Может создаться впечатление от этого беглого рассказа, что Тарраш просто плохо играл. Это неверно. Играл он хорошо — но своими 16 фигурами против 16 фигур противника; Ласкер же, кроме того, играл и против семнадцатой фигуры и, главным образом, против нее, — против фигуры самого Тарраша. В этом и заключается его опаснейшее оружие — «психологический метод».
И вот поэтому, не поняв этого метода, опять не хотели верить победе Ласкера. Опять говорили, что Тарраш играл значительно ниже своей силы. Не хотели, вернее, еще не могли понять: в том-то и заключается исключительная сила Ласкера, что он как бы вынуждает противника к плохой игре. В дальнейшем это поняли — и нужно отдать ему справедливость — понял и сам Тарраш.
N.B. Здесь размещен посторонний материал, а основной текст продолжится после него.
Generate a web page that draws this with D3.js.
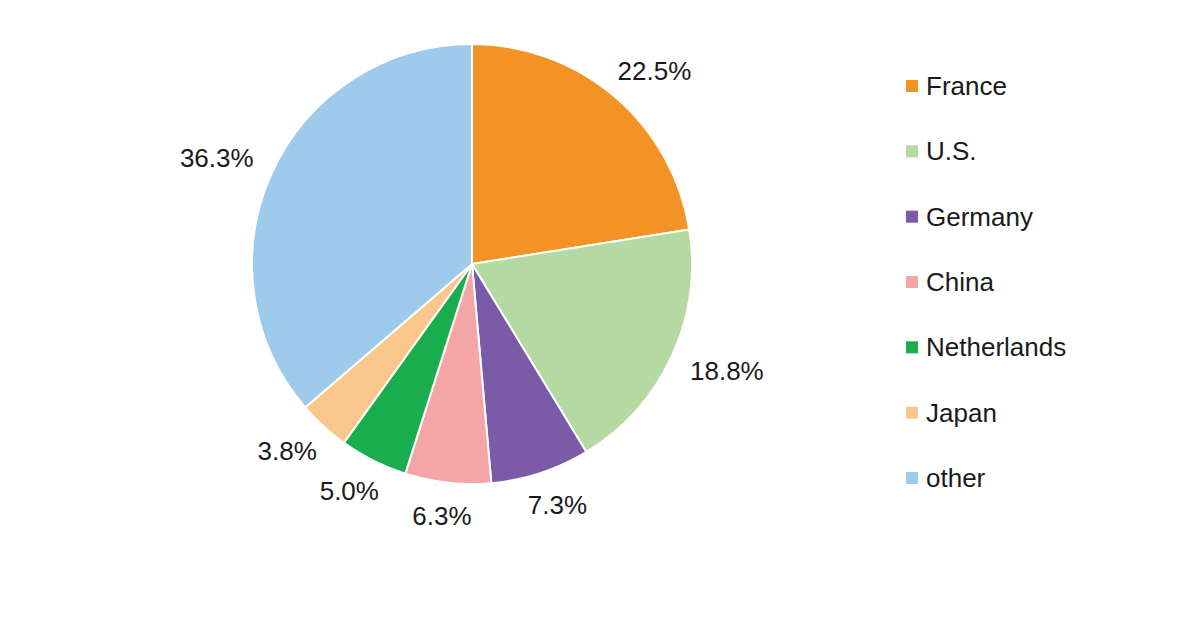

Но кто же следующий? Кто из современников Ласкера после Маршалла и Тарраша считает, что он играет если не лучше, то и не хуже чемпиона?
Может быть на этот вопрос ответит петербургский турнир 1909 года, состоявшийся вскоре после матча Ласкер—Тарраш.
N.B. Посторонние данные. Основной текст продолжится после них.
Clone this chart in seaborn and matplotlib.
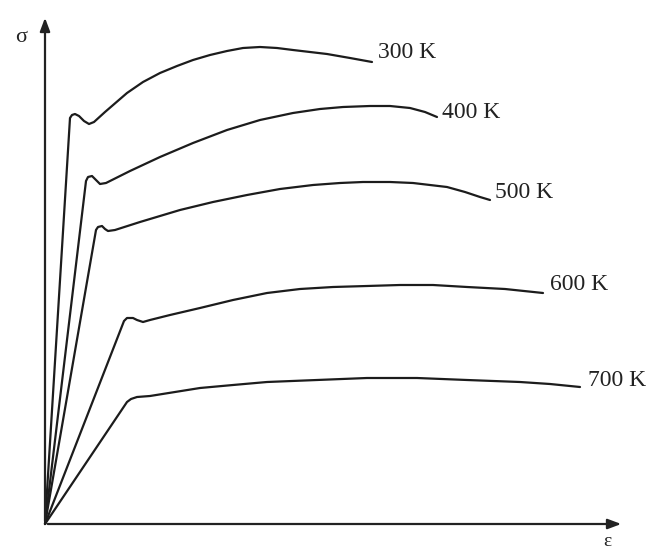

Правда, на этом турнире нет четверки — Маршалл, Мароци, Тарраш и Яновский, — но вопрос о Маршалле и Тарраше уже решен, Яновский незадолго до этого проиграл матч Маршаллу, разбитому и Таррашем и Ласкером, а Мароци, при всей силе своей игры, никогда не претендовал на лавры чемпиона. В турнире участвуют блестящие представители шахматной молодежи и среди них двадцатисемилетний шахматист из Лодзи, Акиба Рубинштейн. Может быть с целью познакомиться с этой молодежью и согласился Ласкер на поездку в Петербург.